Required task:
Write out the data again exactly, skipping every picture.

Data extract:
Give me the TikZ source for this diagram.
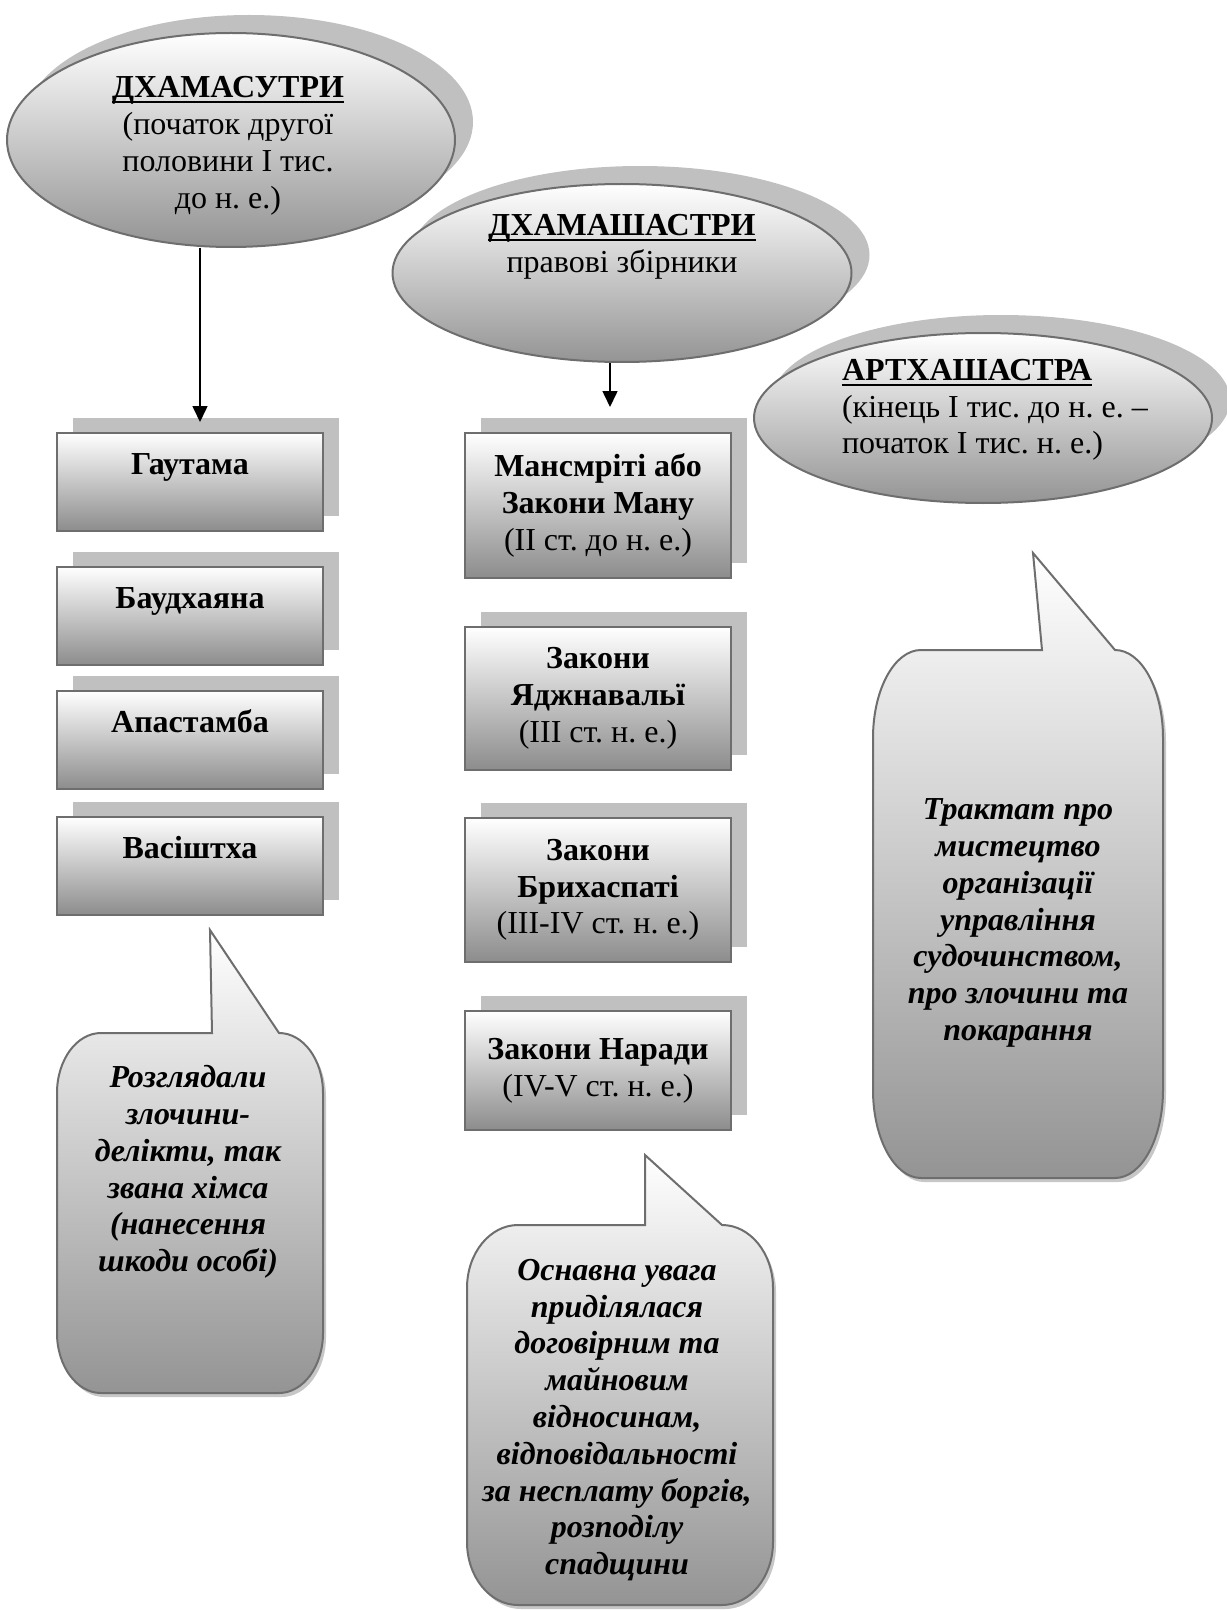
\documentclass[tikz,border=0pt]{standalone}
\usepackage{fontspec}
\setmainfont{Liberation Serif}
\usepackage{tikz}
\usetikzlibrary{positioning}
\usetikzlibrary{arrows.meta}
\usetikzlibrary{shapes.geometric}
\usetikzlibrary{shadows}
\frenchspacing
\newcommand{\undl}[1]{\setbox0\hbox{#1}\rlap{\rule[-2.6pt]{\wd0}{0.9pt}}\box0}
\definecolor{mgray}{RGB}{110,110,110}
\definecolor{mshadow}{RGB}{192,192,192}
\tikzset{
  every node/.style={font=\fontsize{16pt}{18.4pt}\selectfont},
  oval/.style={ellipse, draw=mgray, line width=1pt, inner sep=0pt, top color=white, bottom color=black!42,
    drop shadow={shadow xshift=9pt, shadow yshift=9pt, fill=mshadow, opacity=1}},
  box/.style={rectangle, draw=mgray, line width=1pt, top color=white, bottom color=black!45, align=center,
    inner sep=0pt, minimum width=133pt, drop shadow={shadow xshift=8pt, shadow yshift=7.5pt, fill=mshadow, opacity=1}},
  lbox/.style={box, minimum height=49pt, text height=10pt, text depth=18pt, font=\fontsize{16pt}{18.4pt}\selectfont\bfseries},
  bubble/.style={draw=mgray, line width=1pt, top color=white, bottom color=black!42,
    drop shadow={shadow xshift=1.5pt, shadow yshift=-2pt, fill=black!22, opacity=1}},
  note/.style={align=center, font=\fontsize{16pt}{18.4pt}\selectfont\bfseries\itshape},
  arr/.style={-{Triangle[width=7.5pt,length=8pt]}, line width=0.8pt},
}

\begin{document}
\begin{tikzpicture}[x=0.5pt, y=-0.5pt]
  \useasboundingbox (0,0) rectangle (1226,1610);

  \node[oval, minimum width=229.5pt, minimum height=89pt] (e2) at (622,273) {};
  \node[align=center] (e2t) at (622,247) {\undl{\textbf{ДХАМАШАСТРИ}}\\правові збірники};
  \node[oval, minimum width=224pt, minimum height=107pt] (e1) at (231,140) {};
  \node[align=center] (e1t) at (228,146) {\undl{\textbf{ДХАМАСУТРИ}}\\(початок другої\\половини І тис.\\до н. е.)};
  \node[oval, minimum width=229pt, minimum height=85pt] (e3) at (983,418) {};
  \node[align=left, anchor=west] (e3t) at (835,410) {\undl{\textbf{АРТХАШАСТРА}}\\(кінець І тис. до н. е. --\\початок І тис. н. е.)};

  \node[lbox] (g1) at (190,482) {Гаутама};
  \node[lbox] (g2) at (190,616) {Баудхаяна};
  \node[lbox] (g3) at (190,740) {Апастамба};
  \node[lbox] (g4) at (190,866) {Васіштха};

  \node[box, minimum height=72.5pt] (m1) at (598,505.5) {\textbf{Мансмріті або}\\\textbf{Закони Ману}\\(II ст. до н. е.)};
  \node[box, minimum height=71.5pt] (m2) at (598,698.5) {\textbf{Закони}\\\textbf{Яджнавальї}\\(III ст. н. е.)};
  \node[box, minimum height=72pt] (m3) at (598,890) {\textbf{Закони}\\\textbf{Брихаспаті}\\(III-IV ст. н. е.)};
  \node[box, minimum height=59.5pt] (m4) at (598,1070.5) {\textbf{Закони Наради}\\(IV-V ст. н. е.)};

  \draw[arr] ([xshift=-15.5pt]e1.south) -- ([xshift=5pt,yshift=5pt]g1.north);
  \draw[arr] ([xshift=-6pt]e2.south) -- ([xshift=6pt,yshift=12.5pt]m1.north);

  \draw[bubble] (212,1033) -- (210,930) -- (279,1033)
    arc[start angle=90, end angle=0, x radius=22pt, y radius=30pt] -- (323,1333)
    arc[start angle=0, end angle=-90, x radius=22pt, y radius=30pt] -- (101,1393)
    arc[start angle=270, end angle=180, x radius=22pt, y radius=30pt] -- (57,1093)
    arc[start angle=180, end angle=90, x radius=22pt, y radius=30pt] -- cycle;
  \node[note] (n1) at (188,1172) {Розглядали\\злочини-\\делікти, так\\звана хімса\\(нанесення\\шкоди особі)};

  \draw[bubble] (645,1225) -- (645,1155) -- (722,1225)
    arc[start angle=90, end angle=0, x radius=25.5pt, y radius=31.5pt] -- (773,1542)
    arc[start angle=0, end angle=-90, x radius=25.5pt, y radius=31.5pt] -- (518,1605)
    arc[start angle=270, end angle=180, x radius=25.5pt, y radius=31.5pt] -- (467,1288)
    arc[start angle=180, end angle=90, x radius=25.5pt, y radius=31.5pt] -- cycle;
  \node[note] (n2) at (617,1420) {Оснавна увага\\приділялася\\договірним та\\майновим\\відносинам,\\відповідальності\\за несплату боргів,\\розподілу\\спадщини};

  \draw[bubble] (1042,650) -- (1033,553) -- (1115,650)
    arc[start angle=90, end angle=0, x radius=24pt, y radius=44pt] -- (1163,1090)
    arc[start angle=0, end angle=-90, x radius=24pt, y radius=44pt] -- (921,1178)
    arc[start angle=270, end angle=180, x radius=24pt, y radius=44pt] -- (873,738)
    arc[start angle=180, end angle=90, x radius=24pt, y radius=44pt] -- cycle;
  \node[note] (n3) at (1018,923) {Трактат про\\мистецтво\\організації\\управління\\судочинством,\\про злочини та\\покарання};
\end{tikzpicture}
\end{document}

The output:
Give me the TikZ source for this diagram.
\documentclass[tikz,border=0pt]{standalone}
\usepackage{fontspec}
\setmainfont{Liberation Serif}
\usepackage{tikz}
\usetikzlibrary{positioning}
\usetikzlibrary{arrows.meta}
\usetikzlibrary{shapes.geometric}
\usetikzlibrary{shadows}
\frenchspacing
\newcommand{\undl}[1]{\setbox0\hbox{#1}\rlap{\rule[-2.6pt]{\wd0}{0.9pt}}\box0}
\definecolor{mgray}{RGB}{110,110,110}
\definecolor{mshadow}{RGB}{192,192,192}
\tikzset{
  every node/.style={font=\fontsize{16pt}{18.4pt}\selectfont},
  oval/.style={ellipse, draw=mgray, line width=1pt, inner sep=0pt, top color=white, bottom color=black!42,
    drop shadow={shadow xshift=9pt, shadow yshift=9pt, fill=mshadow, opacity=1}},
  box/.style={rectangle, draw=mgray, line width=1pt, top color=white, bottom color=black!45, align=center,
    inner sep=0pt, minimum width=133pt, drop shadow={shadow xshift=8pt, shadow yshift=7.5pt, fill=mshadow, opacity=1}},
  lbox/.style={box, minimum height=49pt, text height=10pt, text depth=18pt, font=\fontsize{16pt}{18.4pt}\selectfont\bfseries},
  bubble/.style={draw=mgray, line width=1pt, top color=white, bottom color=black!42,
    drop shadow={shadow xshift=1.5pt, shadow yshift=-2pt, fill=black!22, opacity=1}},
  note/.style={align=center, font=\fontsize{16pt}{18.4pt}\selectfont\bfseries\itshape},
  arr/.style={-{Triangle[width=7.5pt,length=8pt]}, line width=0.8pt},
}

\begin{document}
\begin{tikzpicture}[x=0.5pt, y=-0.5pt]
  \useasboundingbox (0,0) rectangle (1226,1610);

  \node[oval, minimum width=229.5pt, minimum height=89pt] (e2) at (622,273) {};
  \node[align=center] (e2t) at (622,247) {\undl{\textbf{ДХАМАШАСТРИ}}\\правові збірники};
  \node[oval, minimum width=224pt, minimum height=107pt] (e1) at (231,140) {};
  \node[align=center] (e1t) at (228,146) {\undl{\textbf{ДХАМАСУТРИ}}\\(початок другої\\половини І тис.\\до н. е.)};
  \node[oval, minimum width=229pt, minimum height=85pt] (e3) at (983,418) {};
  \node[align=left, anchor=west] (e3t) at (835,410) {\undl{\textbf{АРТХАШАСТРА}}\\(кінець І тис. до н. е. --\\початок І тис. н. е.)};

  \node[lbox] (g1) at (190,482) {Гаутама};
  \node[lbox] (g2) at (190,616) {Баудхаяна};
  \node[lbox] (g3) at (190,740) {Апастамба};
  \node[lbox] (g4) at (190,866) {Васіштха};

  \node[box, minimum height=72.5pt] (m1) at (598,505.5) {\textbf{Мансмріті або}\\\textbf{Закони Ману}\\(II ст. до н. е.)};
  \node[box, minimum height=71.5pt] (m2) at (598,698.5) {\textbf{Закони}\\\textbf{Яджнавальї}\\(III ст. н. е.)};
  \node[box, minimum height=72pt] (m3) at (598,890) {\textbf{Закони}\\\textbf{Брихаспаті}\\(III-IV ст. н. е.)};
  \node[box, minimum height=59.5pt] (m4) at (598,1070.5) {\textbf{Закони Наради}\\(IV-V ст. н. е.)};

  \draw[arr] ([xshift=-15.5pt]e1.south) -- ([xshift=5pt,yshift=5pt]g1.north);
  \draw[arr] ([xshift=-6pt]e2.south) -- ([xshift=6pt,yshift=12.5pt]m1.north);

  \draw[bubble] (212,1033) -- (210,930) -- (279,1033)
    arc[start angle=90, end angle=0, x radius=22pt, y radius=30pt] -- (323,1333)
    arc[start angle=0, end angle=-90, x radius=22pt, y radius=30pt] -- (101,1393)
    arc[start angle=270, end angle=180, x radius=22pt, y radius=30pt] -- (57,1093)
    arc[start angle=180, end angle=90, x radius=22pt, y radius=30pt] -- cycle;
  \node[note] (n1) at (188,1172) {Розглядали\\злочини-\\делікти, так\\звана хімса\\(нанесення\\шкоди особі)};

  \draw[bubble] (645,1225) -- (645,1155) -- (722,1225)
    arc[start angle=90, end angle=0, x radius=25.5pt, y radius=31.5pt] -- (773,1542)
    arc[start angle=0, end angle=-90, x radius=25.5pt, y radius=31.5pt] -- (518,1605)
    arc[start angle=270, end angle=180, x radius=25.5pt, y radius=31.5pt] -- (467,1288)
    arc[start angle=180, end angle=90, x radius=25.5pt, y radius=31.5pt] -- cycle;
  \node[note] (n2) at (617,1420) {Оснавна увага\\приділялася\\договірним та\\майновим\\відносинам,\\відповідальності\\за несплату боргів,\\розподілу\\спадщини};

  \draw[bubble] (1042,650) -- (1033,553) -- (1115,650)
    arc[start angle=90, end angle=0, x radius=24pt, y radius=44pt] -- (1163,1090)
    arc[start angle=0, end angle=-90, x radius=24pt, y radius=44pt] -- (921,1178)
    arc[start angle=270, end angle=180, x radius=24pt, y radius=44pt] -- (873,738)
    arc[start angle=180, end angle=90, x radius=24pt, y radius=44pt] -- cycle;
  \node[note] (n3) at (1018,923) {Трактат про\\мистецтво\\організації\\управління\\судочинством,\\про злочини та\\покарання};
\end{tikzpicture}
\end{document}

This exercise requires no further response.